É certo, porém, que o virtuosismo não ocupa o valor mais alto em cena, armada como está na hibridez entre arte circense, dança e teatro, todas linguagens agenciadas para contarem a história ordinária de modo extraordinário. Não se trata, então, de alcançar a ousadia fortemente amparada na técnica semelhante ao visto, por exemplo, no casal de trapezistas de “Acelere”, na abertura do Circos – Festival Internacional Sesc de Circo. Se lá o trapezista carregava a parceira em grande altitude e por longo período sustentado somente pela nuca (sem rede de proteção), aqui a artista experimenta, apenas por segundos, a suspensão com o mesmo ponto de apoio, a pouco mais de dois metros do chão. Afinal, a técnica está a serviço da dramaturgia, não o contrário; e a atenção do espectador é partilhada entre o risco e o drama. Com a particularidade de que a estética do risco físico metaforiza o risco do encontro amoroso tematizado.
Numa encenação em que movimentos e elementos circenses concretos ganham outros sentidos, o mesmo ocorre aos abstratos. Sentimentos associados ao risco do picadeiro adquirem força de narrativa, e mesmo um rechaçado das expressões de acrobatas e equilibristas, como o medo, evidencia-se na expressão da personagem feminina. Assim como a confiança, tornam-se chaves-mestras na condução do destino amoroso.

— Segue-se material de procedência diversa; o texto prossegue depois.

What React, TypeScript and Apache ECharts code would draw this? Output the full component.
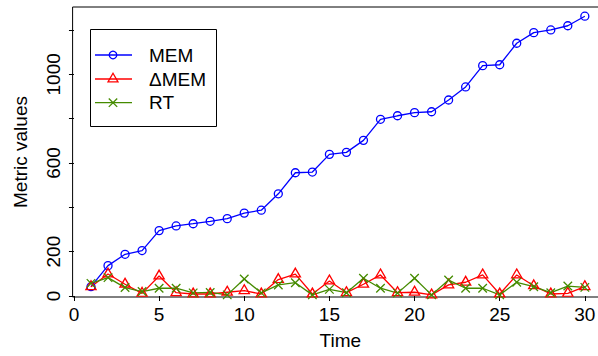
import { useEffect, useRef } from 'react';
import * as echarts from 'echarts';

const time = [1, 2, 3, 4, 5, 6, 7, 8, 9, 10, 11, 12, 13, 14, 15, 16, 17, 18, 19, 20, 21, 22, 23, 24, 25, 26, 27, 28, 29, 30];
const mem = [42, 137, 188, 205, 295, 316, 326, 337, 349, 374, 387, 461, 556, 559, 639, 648, 702, 797, 813, 827, 831, 884, 943, 1039, 1043, 1140, 1188, 1200, 1219, 1262];
const dMem = [42, 99, 53, 12, 90, 15, 9, 9, 17, 24, 9, 74, 99, 9, 68, 15, 53, 95, 15, 17, 5, 50, 62, 95, 9, 95, 46, 9, 12, 42];
const rt = [57, 83, 38, 20, 35, 35, 14, 16, 5, 77, 14, 50, 60, 5, 30, 15, 80, 35, 13, 80, 5, 72, 35, 35, 5, 62, 42, 15, 45, 39];

const xTicks = [0, 5, 10, 15, 20, 25, 30];
const yTicks = [0, 200, 400, 600, 800, 1000, 1200];
const yLabels = [0, 200, 600, 1000];

const names = ['MEM', '\u0394MEM', 'RT'];
const colors = ['#0000ff', '#ff0000', '#458b00'];

const FONT = '"Liberation Sans", Arial, Helvetica, sans-serif';

const CIRCLE = 'path://M0,10A10,10,0,1,1,20,10A10,10,0,1,1,0,10Z';
const TRIANGLE = 'path://M13.47,0L26.94,23.33L0,23.33Z';
const CROSS = 'path://M0,0L10,10M10,0L0,10';

export default function App() {
  const ref = useRef<HTMLDivElement>(null);
  useEffect(() => {
    if (!ref.current) return;
    const chart = echarts.init(ref.current, undefined, { renderer: 'svg' });
    const pair = (arr: number[]) => time.map((t, i) => [t, arr[i]]);
    const mkSeries = (name: string, arr: number[], color: string, symbol: string, size: number | number[], offset?: number[]) => ({
      name,
      type: 'line',
      data: pair(arr),
      symbol,
      symbolSize: size,
      symbolOffset: offset || [0, 0],
      showSymbol: true,
      clip: false,
      lineStyle: { color, width: 1.3 },
      itemStyle: { color: 'none', borderColor: color, borderWidth: 1.3 },
      emphasis: { disabled: true },
    });

    // legend geometry
    const lx0 = 95, lx1 = 132, mx = 113, tx = 149;
    const ly = [55, 79, 102.7];
    const stroke = (c: string) => ({ stroke: c, lineWidth: 1.3, fill: 'none' });
    const legendEls: any[] = [
      { type: 'rect', shape: { x: 90.5, y: 29.5, width: 126, height: 97 }, style: { fill: '#fff', stroke: '#000', lineWidth: 1 } },
    ];
    ly.forEach((y, i) => {
      legendEls.push({ type: 'line', shape: { x1: lx0, y1: y, x2: lx1, y2: y }, style: stroke(colors[i]) });
      legendEls.push({ type: 'text', x: tx, y, style: { text: names[i], font: `19px ${FONT}`, fill: '#000', verticalAlign: 'middle', align: 'left' } });
    });
    legendEls.push({ type: 'circle', shape: { cx: mx, cy: ly[0], r: 3.8 }, style: stroke(colors[0]) });
    legendEls.push({ type: 'polygon', shape: { points: [[mx, ly[1] - 5.8], [mx + 5, ly[1] + 2.9], [mx - 5, ly[1] + 2.9]] }, style: stroke(colors[1]) });
    legendEls.push({ type: 'line', shape: { x1: mx - 4.2, y1: ly[2] - 4.2, x2: mx + 4.2, y2: ly[2] + 4.2 }, style: stroke(colors[2]) });
    legendEls.push({ type: 'line', shape: { x1: mx - 4.2, y1: ly[2] + 4.2, x2: mx + 4.2, y2: ly[2] - 4.2 }, style: stroke(colors[2]) });

    chart.setOption({
      animation: false,
      backgroundColor: '#fff',
      textStyle: { fontFamily: FONT },
      grid: {
        left: 72.6, top: 7, right: -10, bottom: 59,
        show: true, borderColor: '#000', borderWidth: 1, backgroundColor: 'transparent',
        outerBoundsMode: 'none', containLabel: false,
      },
      xAxis: {
        type: 'value', min: -0.08, max: 31.36,
        name: 'Time', nameLocation: 'middle', nameGap: 34,
        nameTextStyle: { fontSize: 19, color: '#000', fontFamily: FONT },
        axisLine: { show: false },
        axisTick: { show: true, inside: false, length: 5, lineStyle: { color: '#000', width: 1 }, customValues: xTicks },
        axisLabel: { fontSize: 19, color: '#000', margin: 8, fontFamily: FONT, customValues: xTicks, formatter: (v: number) => String(v) },
        splitLine: { show: false },
      },
      yAxis: {
        type: 'value', min: -4.5, max: 1303.6,
        name: 'Metric values', nameLocation: 'middle', nameGap: 43, nameRotate: 90,
        nameTextStyle: { fontSize: 19, color: '#000', fontFamily: FONT },
        axisLine: { show: false },
        axisTick: { show: true, inside: false, length: 5, lineStyle: { color: '#000', width: 1 }, customValues: yTicks },
        axisLabel: { fontSize: 19, color: '#000', margin: 10, rotate: 90, fontFamily: FONT, customValues: yLabels, formatter: (v: number) => String(v) },
        splitLine: { show: false },
      },
      series: [
        mkSeries(names[0], mem, colors[0], CIRCLE, 8),
        mkSeries(names[1], dMem, colors[1], TRIANGLE, [10.2, 8.8], [0, -1.5]),
        mkSeries(names[2], rt, colors[2], CROSS, 8.5),
      ],
      graphic: legendEls,
    });
    return () => chart.dispose();
  }, []);
  return <div ref={ref} style={{ position: 'absolute', left: 0, top: 0, width: 598, height: 356 }} />;
}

O erro, então, assume igualmente uma significação dramatúrgica: a ruptura da sincronia – da sintonia ou ainda da confiança – entre o casal, expressa no olhar frustrado da mulher. Tanto é assim que a cena mais impressionante tecnicamente, a virtuose dos dois artistas cujos corpos se entrelaçam e disputam espaço no alto do trapézio, onde a rivalidade do casal se condensa na disputa pelas folhas de um jornal, um erro trivial, inesperado, prosaico, encerra a relação (e o espetáculo) sem maiores explicações. Tal como no poema de Prévert.